Queues for Premium Motor Spirit (PMS) commonly called petrol, have returned to some filling stations in parts of Abuja.
This is even as hawkers of petrol, called black market, have also returned to the streets, selling petrol to desperate motorists in gallons, at unregulated prices.
The development follows the three-day warning strike embarked on by the Independent Petroleum Marketers Association of Nigeria (IPMAN).
The Suleja Depot, Niger state branch of the union in a notice if strike on Monday, had said the strike was to protest the continued indebtedness of the federal government to oil marketers with respect to the payment of fuel transportation costs, also known as bridging claims amounting to N50.5 billion.

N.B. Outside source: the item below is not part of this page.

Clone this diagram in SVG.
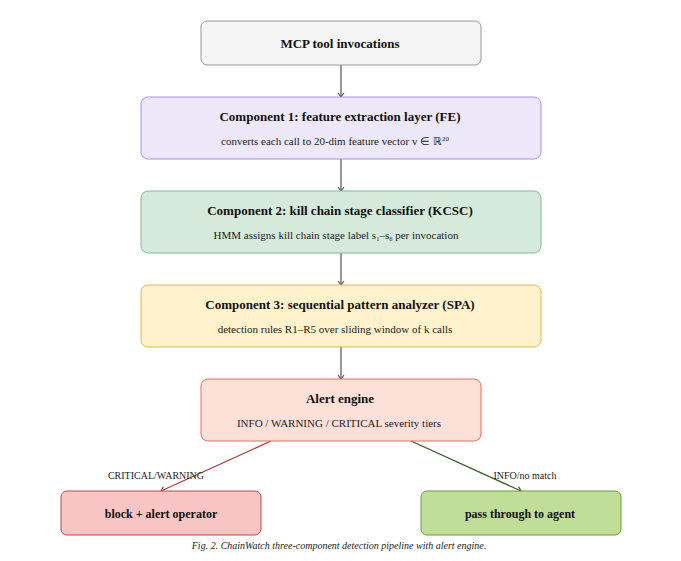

Branch chairman, Yahaya Alhassan, said marketers had stopped the supply of products from the depot, as the union had prevented trucks from moving PMS to the northern states.
This newspaper had reported earlier that petrol scarcity was imminent in Abuja, Niger, Nasarawa, Kaduna, Kano and other northern states as a result of the strike.
Checks in Abuja, on Tuesday, showed that the majority of filling stations on the Outer Northern Expressway had shut their pumps and closed their gates, while motorists queued outside.
The situation was the same in Gwarinpa and Kado-Gwarinpa bypass, on Tuesday afternoon.